Open hyattpd opened 5 years ago
Spent some time looking at NCBI's PGAP. Very thorough and impressive pipeline, although this comes at a cost of speed (running HMMER on every ORF is pretty intense!). I think there's still a niche for more lightweight solutions that people can run on their laptops, though. Sketched out a way to do this that should be thousands of times faster (won't be as thorough as what PGAP is doing, though).
Yes PGAP is nice, but uses too much computation unnecessarily. I have an open issue to create a --fast
mode for it.
Using RNA-Seq for evidence has been sort of done: https://www.ncbi.nlm.nih.gov/pubmed/30169674
YES please include an "annotation transfer" tool, or the ability to use existing annotations. This is important to get consistency in a pan-genome. RATT isn't used much anymore. This could be done at DNA using minimap2 contigs to contigs
and paftools liftOver
.
Short gene database would be useful. The DB should be a separate project I think, or some deriviate of Uniprot?
Annotations should/could be TAXON AWARE. some annotations are only applicable to certain phyla/genera etc, especially naming conventions.
I'll just "stay in my lane" for now and focus on protein-coding gene prediction, and evidence sources that aid with that.
Thought about this some more. I don't think it should be the new version's job to aid in getting evidence, just in using it. I'll probably support reading in of BED or GFF files where a field (maybe the score field) can be used to provide an integer that corresponds to a rule ("mask" in the case of tRNA/rRNA/etc., "definitely include this over whatever ab initio program says" in the case of 100% correct mapped evidence, or an option to "weight this evidence somewhat higher but still use the algo to decide").
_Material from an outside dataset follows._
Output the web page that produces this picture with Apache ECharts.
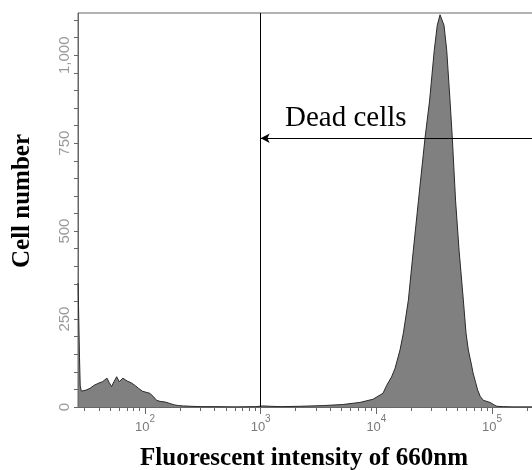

What about other ncRNA and small RNAs? They can overlap CDS (antisense) or promoters etc.
Will the next version be table to train a model using actual existing known good gene coordinates, rather than guessing from a FASTA ?
The small gene prediction (potentially using user contributed databases) would be excellent to annotate biologically important genes that are currently "overlooked" by Prodigal. This could be an optional flag and users could use their own DB. The annotation transfer option mentioned by @tseemann would be also quite useful since generating consistent annotations is a major problem when analyzing large datasets.
I would be interested in using pan-genome annotation. Also deriving training sets from multiple genomes and plasmid sequences
An example of small proteins are the S.aureus phenol modulins, there are 4 of them, usually tandem, and they are 22aa long.
Adding to @tseemann comment, signalling peptides in Gram positives are good examples of small proteins found in diverse species. An example of these is the competence stimulating peptide of Streptococcus pneumoniae (comC gene).
A quick Swiss-Prot search reveals currently ~470 small (<30 aa) proteins with evidence at protein level: https://www.uniprot.org/uniprot/?query=reviewed%3Ayes+taxonomy%3A%22Bacteria+%289BACT%29+%5B2%5D%22+existence%3A%22evidence+at+protein+level+%5B1%5D%22+length%3A%5B*+TO+30%5D&sort=score
Is this still in the works?
Bacterial gene prediction doesn't usually rely heavily on external evidence to generate gene models. JGI uses GenePrimp as a post-processor, whereas NCBI PGAP searches every single ORF in the genome vs protein databases.
What would people like to see as far as using similarity to known genes to correct genes (find missing ones, correct wrong strand calls, correct start sites)?
Protein evidence: would you like the ability to search a database for protein hints as part of the main program? Or as a post-processor?
Support for RNA-seq and differential RNA-seq: This is already planned (eventually), as a way to predict transcripts and related features (operons, terminators, promoters).
Pangenome evidence: Should you be able to give the new version one or more closely related genomes (already annotated) and have it use those annotations as a guide to call genes in the target?
Short gene database?: Should we incorporate a short gene database somehow?
RNA Genes: If already doing the all the above, does it make sense to just be able to call RNA genes using various methods?